Strict voter ID law passes in battleground Pennsylvania
(CBS News) NEW YORK - In an election year rush pushed primarily by Republicans, Pennsylvania has become the 16th state to adopt a strict voter photo ID law and the ninth state to do so in the past year.
The law requires voters to produce a Pennsylvania driver's license or another government-issued photo IphilD, such as a U.S. passport, military ID, or county/municipal employee ID. The state will also accept college ID or personal care home IDs, as long as they are current and include an expiration date.
"I am signing this bill because it protects a sacred principle, one shared by every citizen of this nation. That principle is: one person, one vote,'' said Pennsylvania Governor Tom Corbett said at a signing ceremony in Harrisburg yesterday. "It sets a simple and clear standard to protect the integrity of our elections.''
Corbett is a Republican governor with Republican-led state legislature, just like six of the other eight states with new photo ID laws - Alabama, Kansas, South Carolina, Tennessee, Texas, and Wisconsin.
Mississippi, a very Republican-leaning state with a Republican governor and legislature, opted for a referendum, which passed last November, while Rhode Island, which also passed a new ID law, has a Republican-turned-Independent Governor (Lincoln Chafee) and a Democratic-controlled legislature.
The mainly Republican sponsors of these laws contend the measures will prevent voter impersonation fraud, although sponsors in every state are hard-pressed to provide examples of very rarely prosecuted crime.
Supporters of South Carolina's new voter photo ID law recently pointed to data suggesting ballots had been cast in the names of dead people more than 950 times, however, an investigation by the state election commission found no proof of fraud and only clerical errors.

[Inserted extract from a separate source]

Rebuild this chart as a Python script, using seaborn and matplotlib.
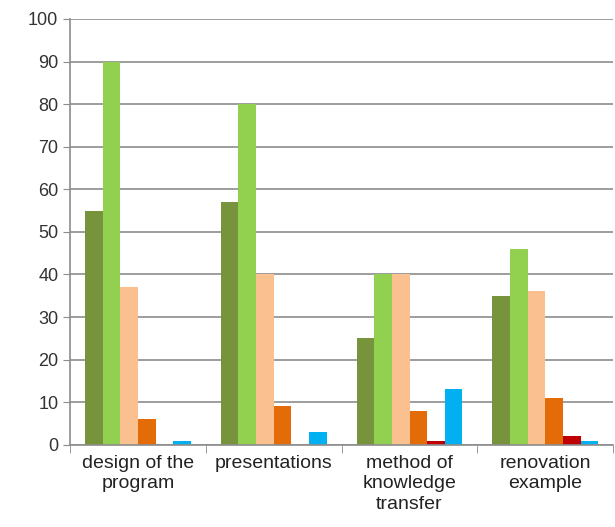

When "CBS Evening News" researchers asked the Administrative Office of the Pennsylvania Courts today how many people had been convicted of voter impersonation or voter fraud in the past five years, the answer was zero.
Opponents contend these laws are actually an attempt to suppress turnout among college students, minorities, and the poor -- Democratic-leaning groups that happen to be the most likely not to possess the ID's or to have the greatest hardship obtaining them.

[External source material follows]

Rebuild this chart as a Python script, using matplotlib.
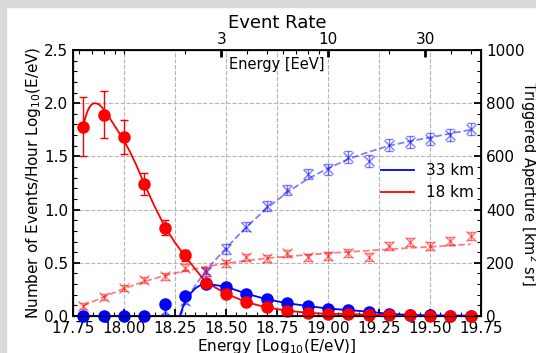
import numpy as np
import matplotlib
matplotlib.use("Agg")
import matplotlib.pyplot as plt
from matplotlib.patches import Rectangle
from matplotlib.ticker import MultipleLocator, FixedLocator
from matplotlib.lines import Line2D

# ---- data ----
energy = [17.8, 17.9, 18.0, 18.1, 18.2, 18.3, 18.4, 18.5, 18.6, 18.7,
          18.8, 18.9, 19.0, 19.1, 19.2, 19.3, 19.4, 19.5, 19.6, 19.7]

rate_18 = [1.78, 1.89, 1.68, 1.24, 0.83, 0.57, 0.31, 0.21, 0.13, 0.08,
           0.05, 0.03, 0.02, 0.02, 0.01, 0.01, 0.005, 0.003, 0.002, 0.001]
rate_18_err = [0.28, 0.22, 0.16, 0.10, 0.07, 0.05, 0.03, 0.02, 0.015, 0.01,
               0.01, 0.005, 0.005, 0.005, 0.003, 0.003, 0.002, 0.001, 0.001, 0.001]
rate_33 = [0.0, 0.0, 0.0, 0.0, 0.11, 0.19, 0.30, 0.275, 0.21, 0.157,
           0.12, 0.094, 0.07, 0.056, 0.04, 0.02, 0.01, 0.005, 0.004, 0.003]

# fitted event-rate curves
fit18_x = [17.8, 17.81, 17.82, 17.83, 17.84, 17.85, 17.86, 17.87, 17.88, 17.89,
           17.9, 17.92, 17.94, 17.96, 17.98, 18.0, 18.03, 18.06, 18.1, 18.15,
           18.2, 18.25, 18.3, 18.35, 18.4, 18.5, 18.6, 18.7, 18.8, 18.9,
           19.0, 19.1, 19.2, 19.3, 19.4, 19.5, 19.6, 19.7]
fit18_y = [1.78, 1.86, 1.92, 1.96, 1.985, 1.998, 2.0, 1.995, 1.985, 1.965,
           1.94, 1.89, 1.83, 1.77, 1.71, 1.65, 1.54, 1.42, 1.24, 1.03,
           0.84, 0.69, 0.56, 0.44, 0.32, 0.21, 0.13, 0.08, 0.05, 0.03,
           0.02, 0.02, 0.01, 0.01, 0.005, 0.003, 0.002, 0.001]
fit33_x = [18.273, 18.29, 18.31, 18.33, 18.35, 18.37, 18.4, 18.5, 18.6, 18.7,
           18.8, 18.9, 19.0, 19.1, 19.2, 19.3, 19.4, 19.5, 19.6, 19.7]
fit33_y = [0.0, 0.09, 0.16, 0.22, 0.26, 0.285, 0.305, 0.275, 0.21, 0.157,
           0.12, 0.094, 0.07, 0.056, 0.04, 0.02, 0.01, 0.005, 0.004, 0.003]

# triggered aperture [km^2 sr]
ap_x33 = [18.2, 18.3, 18.4, 18.5, 18.6, 18.7, 18.8, 18.9, 19.0, 19.1,
          19.2, 19.3, 19.4, 19.5, 19.6, 19.7]
ap_33 = [20, 58, 165, 252, 336, 414, 474, 534, 551, 597,
         584, 643, 655, 665, 680, 702]
ap_33_err = [12, 14, 16, 18, 18, 20, 20, 20, 22, 22, 22, 22, 22, 22, 22, 22]
ap_18 = [38, 70, 106, 135, 150, 182, 170, 198, 220, 217,
         236, 220, 225, 238, 221, 263, 278, 263, 282, 301]
ap_18_err = [10, 11, 12, 12, 13, 13, 13, 14, 14, 14,
             14, 14, 14, 15, 15, 15, 15, 15, 15, 16]

apfit33_x = [18.28, 18.3, 18.4, 18.5, 18.6, 18.7, 18.8, 18.9, 19.0, 19.1,
             19.2, 19.3, 19.4, 19.5, 19.6, 19.7]
apfit33_y = [0, 60, 170, 255, 335, 405, 465, 515, 555, 590,
             617, 640, 657, 671, 686, 700]
apfit18_y = [38, 72, 103, 130, 152, 170, 185, 198, 208, 217,
             224, 230, 236, 241, 246, 251, 256, 260, 265, 270]

top_major = [3, 10, 30]
top_minor = [0.6, 0.7, 0.8, 0.9, 1, 2, 4, 5, 6, 7, 8, 9, 20, 40, 50]

# ---- figure ----
plt.rcParams['font.family'] = ['DejaVu Sans']
fig = plt.figure(figsize=(5.36, 3.53), dpi=100)
ax = fig.add_axes([73/536, 1-316/353, 408/536, 266/353])

ax.plot(fit18_x, fit18_y, color='red', lw=1.3, zorder=3)
ax.plot(fit33_x, fit33_y, color='blue', lw=1.3, zorder=3)
ax.errorbar(energy, rate_18, yerr=rate_18_err, fmt='o', color='red', ms=8,
            capsize=3, elinewidth=1, zorder=4, clip_on=False)
ax.plot(energy, rate_33, 'o', color='blue', ms=8, zorder=4, clip_on=False)

ax.set_xlim(17.75, 19.75)
ax.set_ylim(0, 2.5)
ax.xaxis.set_major_locator(MultipleLocator(0.25))
ax.xaxis.set_minor_locator(MultipleLocator(0.05))
ax.yaxis.set_major_locator(MultipleLocator(0.5))
ax.yaxis.set_minor_locator(MultipleLocator(0.1))
ax.grid(True, ls='--', color='#b5b5b5', lw=0.8)
ax.tick_params(which='both', direction='in', labelsize=11, bottom=True, left=True, top=False, right=False)
ax.tick_params(which='major', length=5, width=1.3)
ax.tick_params(which='minor', length=3, width=0.8)
ax.set_xlabel('Energy [Log$_{10}$(E/eV)]', fontsize=11, labelpad=1)
ax.set_ylabel('Number of Events/Hour Log$_{10}$(E/eV)', fontsize=11, labelpad=1)
for s in ax.spines.values():
    s.set_linewidth(1.3)

ax2 = ax.twinx()
ax2.set_ylim(0, 1000)
ax2.plot(apfit33_x, apfit33_y, '--', color='blue', alpha=0.5, lw=1.3)
ax2.plot(energy, apfit18_y, '--', color='red', alpha=0.5, lw=1.3)
ax2.errorbar(ap_x33, ap_33, yerr=ap_33_err, fmt='x', color='blue', alpha=0.5,
             ms=7, capsize=3, elinewidth=1)
ax2.errorbar(energy, ap_18, yerr=ap_18_err, fmt='x', color='red', alpha=0.5,
             ms=7, capsize=3, elinewidth=1)
ax2.yaxis.set_major_locator(MultipleLocator(200))
ax2.yaxis.set_minor_locator(MultipleLocator(40))
ax2.tick_params(which='both', direction='in', labelsize=11)
ax2.tick_params(which='major', length=5, width=1.3)
ax2.tick_params(which='minor', length=3, width=0.8)
ax2.set_ylabel('Triggered Aperture [km$^2$ sr]', fontsize=10.5, rotation=270, labelpad=11)

ax3 = ax.twiny()
ax3.set_xlim(17.75, 19.75)
ax3.xaxis.set_major_locator(FixedLocator([np.log10(e * 1e18) for e in top_major]))
ax3.set_xticklabels([str(e) for e in top_major])
ax3.xaxis.set_minor_locator(FixedLocator([np.log10(e * 1e18) for e in top_minor]))
ax3.tick_params(which='both', direction='in', labelsize=11, pad=2)
ax3.tick_params(which='major', length=5, width=2)
ax3.tick_params(which='minor', length=3, width=0.8)
ax3.set_title('Event Rate', fontsize=13, pad=1)
ax.text(0.5, 0.975, 'Energy [EeV]', transform=ax.transAxes, ha='center', va='top', fontsize=10.5)

handles = [Line2D([], [], color='blue', lw=1.3), Line2D([], [], color='red', lw=1.3)]
ax3.legend(handles, ['33 km', '18 km'], frameon=False, fontsize=11,
           loc='center left', bbox_to_anchor=(0.72, 0.505), handlelength=2.2)

# grey frame at top and left of the picture
fig.patches.append(Rectangle((0, 1-7/353), 1, 7/353, transform=fig.transFigure,
                             color='#d9d9d9', zorder=10))
fig.patches.append(Rectangle((0, 0), 6/536, 1, transform=fig.transFigure,
                             color='#d9d9d9', zorder=10))

fig.savefig('out.png', dpi=100)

Pennsylvania Governor Corbett said any voters who do not have an acceptable form of photo ID would be to get one, free of charge, at any Pennsylvania Department of Transportation driver license center, provided they have the necessary documents, such as a birth certificate.
Underscoring the national partisan divide on this issue, all five governors who vetoed voter photo ID laws in 2011 - in Minnesota (Mark Dayton), Missouri (Jay Nixon), Montana (Brian Schweitzer), New Hampshire (Jonathan Lynch), and North Carolina (Bev Perdue) - were Democrats facing down Republican-led legislatures.
Pennsylvania's law will not be in effect for the state's presidential primary next month but will be in effect in November, when Pennsylvania's 20 electoral votes are at stake. At a minimum, nine states with 91 electoral votes, or one-third of the 270 needed to win the presidency will be affected, most significantly, Florida, with 29 electoral votes.
The Brennan Center for Justice considers the photo ID laws, along with new laws limiting early voting and voter registration, restrictive and wrong.
"These laws represent the most significant cutback in voting rights in decades," said Wendy Weiser, director of the Brennan Center's Democracy Program, and co-author of a 2011 report on the laws.
"Rather than erecting senseless barriers to voting, we should make our voting system work for all Americans by upgrading our ramshackle voter registration system."
Before Pennsylvania, 15 states had adopted voter photo ID laws, according to a tally by the National Conference of State Legislatures.
The nine states where the photo ID laws are in effect are Kansas and Tennessee (among the newcomers), plus Florida, Georgia, Hawaii, Idaho, Indiana, Louisiana, Michigan, and South Dakota, according to NCSL. The Supreme Court upheld the constitutionality of these laws in its 6-3 decision in a 2008 case over Indiana's law - Crawford v. Marion County Election Board.
However, the Justice Department is already challenging the laws in two states using its powers under the 1965 Voting Rights Act to review changes to voting laws in states with a history of racial discrimination.
This week the Justice Department blocked Texas's ID law, citing a discriminatory effect on Hispanic voters.
In December, the department blocked South Carolina's law, citing a discriminatory effect on black voters. Both states are suing DOJ.
Alabama and Rhode Island's laws do not take effect until 2014. Alabama is required to obtain DOJ approval, as will Mississippi - once it adopts legislation to implement the law - and Virginia, whose governor is expected to sign a recently passed voter ID law.
A Wisconsin state judge this week declared the voter photo ID law passed by its state legislature last year unconstitutional; the state is appealing.
Most of the new voter photo ID laws are what the NCSL calls "strict," meaning if a registered voter lacks an acceptable, government-issued photo ID, he or she cannot vote on Election Day. Instead, that voter may cast a provisional ballot that would counted only the voter subsequently proves his or her identity to voting officials in person with a photo ID within days.
Sixteen states require voters to produce a non-photo form of ID before voting.